Erwin Anderson, RIP. He was always so uplifting with his presence. He was uniquely brightening. Unfortunately I got fooled on the date for his funeral. When I saw that his funeral was going to be on Saturday at 11 a.m., I assumed it would be for the upcoming Saturday. The time interval would have been right.
Upon getting to the church about 20 minutes prior to the scheduled time, I knew something was wrong because there were hardly any cars. I found someone inside who enlightened me. He said that he, too, had initially thought the funeral was going to be on that day. This type of thing happened to us with the Tom McRoberts funeral too. There was a delay for some reason.
In the case of Erwin, I asked around in the days following and I heard that the first Saturday was scrubbed because it was so close to Christmas. Christmas Eve was Sunday night and Christmas was on Monday. But the funeral would have been on Saturday. I felt a little exasperated as I wondered: can't any normal business in our lives be handled on a day outside of the Christmas Eve/Christmas Day window? Does everything have to halt so completely?

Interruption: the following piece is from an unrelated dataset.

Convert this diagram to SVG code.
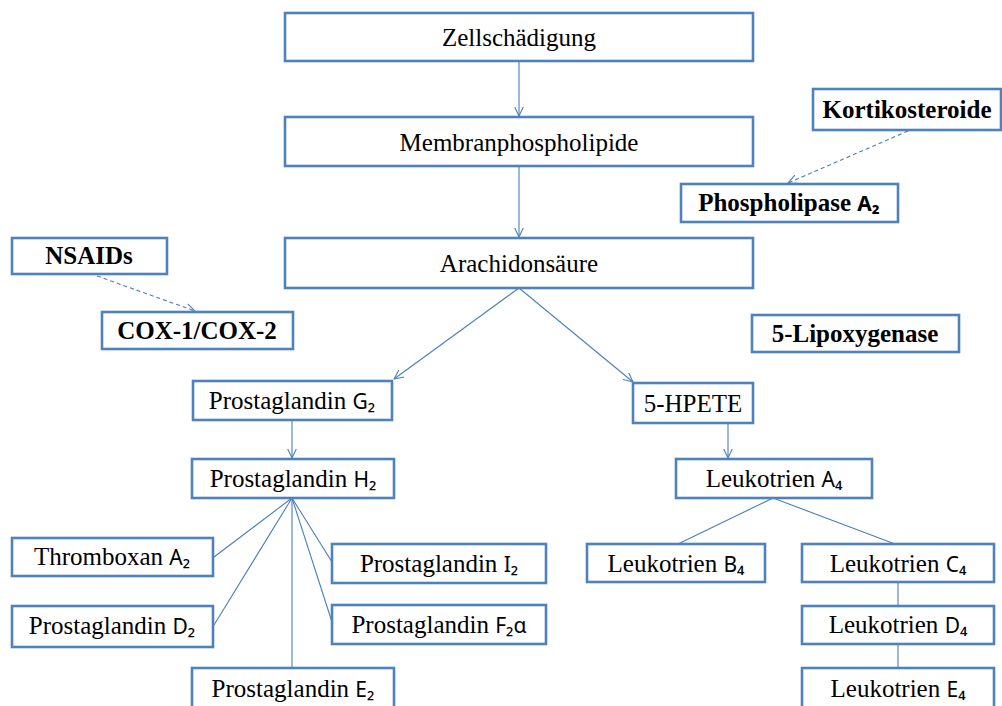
<svg xmlns="http://www.w3.org/2000/svg" width="1002" height="706" viewBox="0 0 1002 706">
<style>
.box{fill:#fff;stroke:#4F81BD;stroke-width:2.6}
.t{font-family:"Liberation Serif","Times New Roman",serif;font-size:25px;fill:#000;text-anchor:middle}
.b{font-weight:bold}
.s{font-family:"Noto Sans","DejaVu Sans",sans-serif;font-size:21px}
.c{fill:none;stroke:#4A7EBB;stroke-width:1.1}
.d{stroke-dasharray:4 3}
</style>
<defs>
<marker id="ah" viewBox="0 0 10 10" refX="9.5" refY="5" markerWidth="10" markerHeight="10" markerUnits="userSpaceOnUse" orient="auto">
<path d="M0,0.5 L9.5,5 L0,9.5" fill="none" stroke="#4A7EBB" stroke-width="1.1"/>
</marker>
</defs>
<g id="connectors">
<line class="c" x1="519" y1="61" x2="519" y2="116" marker-end="url(#ah)"/>
<line class="c" x1="519" y1="166" x2="519" y2="237" marker-end="url(#ah)"/>
<line class="c" x1="519" y1="288" x2="394" y2="379" marker-end="url(#ah)"/>
<line class="c" x1="519" y1="288" x2="633" y2="382" marker-end="url(#ah)"/>
<line class="c" x1="292" y1="420" x2="292" y2="458" marker-end="url(#ah)"/>
<line class="c" x1="728" y1="423" x2="728" y2="458" marker-end="url(#ah)"/>
<line class="c d" x1="97" y1="276" x2="195" y2="311" marker-end="url(#ah)"/>
<line class="c d" x1="908" y1="131" x2="788" y2="183" marker-end="url(#ah)"/>
<line class="c" x1="292" y1="498" x2="214" y2="557"/>
<line class="c" x1="292" y1="498" x2="214" y2="625"/>
<line class="c" x1="292" y1="498" x2="292" y2="668"/>
<line class="c" x1="292" y1="498" x2="332" y2="562"/>
<line class="c" x1="292" y1="498" x2="332" y2="622"/>
<line class="c" x1="773" y1="498" x2="678" y2="544"/>
<line class="c" x1="773" y1="498" x2="895" y2="544"/>
<line class="c" x1="898" y1="582" x2="898" y2="606"/>
<line class="c" x1="898" y1="644" x2="898" y2="668"/>
</g>
<g id="zell"><rect class="box" x="285" y="13" width="468" height="48"/><text class="t" x="519" y="46">Zellschädigung</text></g>
<g id="membran"><rect class="box" x="285" y="117" width="468" height="49"/><text class="t" x="519" y="151">Membranphospholipide</text></g>
<g id="arach"><rect class="box" x="285" y="238" width="468" height="50"/><text class="t" x="519" y="272">Arachidonsäure</text></g>
<g id="korti"><rect class="box" x="813" y="89" width="188" height="41"/><text class="t b" x="907" y="118">Kortikosteroide</text></g>
<g id="phospho"><rect class="box" x="681" y="184" width="217" height="38"/><text class="t b" x="789" y="211">Phospholipase <tspan class="s">A₂</tspan></text></g>
<g id="nsaids"><rect class="box" x="12" y="238" width="155" height="36"/><text class="t b" x="89" y="264">NSAIDs</text></g>
<g id="cox"><rect class="box" x="102" y="312" width="191" height="37"/><text class="t b" x="197" y="339">COX-1/COX-2</text></g>
<g id="lipox"><rect class="box" x="752" y="315" width="207" height="37"/><text class="t b" x="855" y="342">5-Lipoxygenase</text></g>
<g id="pg2"><rect class="box" x="193" y="381" width="199" height="39"/><text class="t" x="292" y="409">Prostaglandin <tspan class="s">G₂</tspan></text></g>
<g id="hpete"><rect class="box" x="633" y="383" width="120" height="40"/><text class="t" x="693" y="412">5-HPETE</text></g>
<g id="ph2"><rect class="box" x="192" y="459" width="202" height="39"/><text class="t" x="293" y="487">Prostaglandin <tspan class="s">H₂</tspan></text></g>
<g id="la4"><rect class="box" x="676" y="459" width="196" height="39"/><text class="t" x="774" y="487">Leukotrien <tspan class="s">A₄</tspan></text></g>
<g id="txa2"><rect class="box" x="12" y="538" width="201" height="38"/><text class="t" x="112" y="565">Thromboxan <tspan class="s">A₂</tspan></text></g>
<g id="pi2"><rect class="box" x="332" y="544" width="214" height="39"/><text class="t" x="439" y="572">Prostaglandin <tspan class="s">I₂</tspan></text></g>
<g id="pd2"><rect class="box" x="12" y="606" width="201" height="41"/><text class="t" x="112" y="634">Prostaglandin <tspan class="s">D₂</tspan></text></g>
<g id="pf2a"><rect class="box" x="332" y="605" width="214" height="39"/><text class="t" x="439" y="633">Prostaglandin <tspan class="s">F₂α</tspan></text></g>
<g id="pe2"><rect class="box" x="192" y="668" width="202" height="42"/><text class="t" x="293" y="697">Prostaglandin <tspan class="s">E₂</tspan></text></g>
<g id="lb4"><rect class="box" x="587" y="544" width="178" height="38"/><text class="t" x="676" y="572">Leukotrien <tspan class="s">B₄</tspan></text></g>
<g id="lc4"><rect class="box" x="802" y="544" width="192" height="38"/><text class="t" x="898" y="572">Leukotrien <tspan class="s">C₄</tspan></text></g>
<g id="ld4"><rect class="box" x="802" y="606" width="192" height="38"/><text class="t" x="898" y="633">Leukotrien <tspan class="s">D₄</tspan></text></g>
<g id="le4"><rect class="box" x="802" y="668" width="192" height="42"/><text class="t" x="898" y="697">Leukotrien <tspan class="s">E₄</tspan></text></g>
</svg>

This brings to mind the quite fine op-ed in the Star Tribune during the holiday season this year. The writer may have come across like Scrooge but his message resonated with me. He finds the Christmas holiday season too disrupting. He wonders why our normal routine has to be upended so completely. Turn on the TV and much of the normal timely stuff is pushed aside in favor of recycled material, guest hosts etc. I push buttons on the remote rather frantically. I feel some relief if I can just find an old Star Trek episode.
What about football? Glad you asked. This brings to mind another recent op-ed in the Strib that pleads most logically for us to boycott the sport, for the obvious reason of what the sport does to the health of the players. So I barely pay attention to football anymore.
Every year I resolve to bring a stack of my old Christmas CDs from the basement and play them. And I never do. These were CDs I once played at the Sun Tribune shop late at night when I was often the only one there. I played them loud. I considered playing them right after Thanksgiving. You might think I'd be charmed listening to them again. I dabbled a bit one year and felt empty, I suspect because I associated all this music with an earlier time in my life. The music belonged then, not now. Same with my Jack Benny New Year's Eve DVD. Maybe someday I'll consume all this again. It doesn't appeal to me now.
Any other reasons for backing off on Christmas? We hear Donald Trump say it's OK to say "Merry Christmas" again, as if Barack Obama had prohibited it. I remember Bill O'Reilly's constant screed about how Christmas was being suppressed in our society. O'Reilly has been sent to the backwaters due to the $32 million he paid to a woman to avoid a sexual harassment suit. I don't want him to be some sort of lesson on behalf of what Christmas represents. Ditto Trump with his admissions of sexual assault from the "Access Hollywood" tape.
I am rather depressed by Christmas. An increasing percentage of the population is people like me who either live alone or with one other person. Advancing age may well have reduced the family contacts we might renew at Christmas. Thus we are susceptible to feeling depressed at that holiday time which is put forward as a celebration of a big, robust family from the infants to the grandparents. Lots of home-cooked food, right? With our family (Mom and I), we just have to be sure when Willie's is open so we might get our usual essential food items - pretty minimal, like a prepared sandwich from the deli.
I am writing this post on New Year's. I grabbed breakfast where I heard the waitress answer phone calls from people wondering what their hours were on that holiday. A disrupted routine. We might have suspected that the restaurant is closed completely. The phone calls indicated that people really do appreciate "the routine" where the restaurant would be open.
I am exasperated by the whole stretch of time between mid-December and New Year's, as I struggle to find some sort of stimulation for my mind. It is a matter of just surviving it, and now we're just hours from proceeding on to January 2 when hopefully we'll land on our feet with that sense of normalcy. I can watch Joe and Mika (hopefully) live at 5 a.m. on MSNBC. We can get back to the daily talk about how President Trump is outrageous and most likely dangerous.
We did not go back to church for the "real" day of Erwin Anderson's funeral, sorry. I didn't go back for Tom McRoberts' either and that was a shame because I heard that my father's "UMM Hymn" was performed.
Don't worry, my family will never again prompt people to consider attending a funeral, because we are done with funerals. If my mother passes on before me, her soul will immediately go to heaven which is all that matters. If the funeral is meant for my benefit, you can skip it. I don't think Rich Moen would appreciate anything being done for my benefit. I was a "miserable failure" in his eyes. But I do plug away in my life.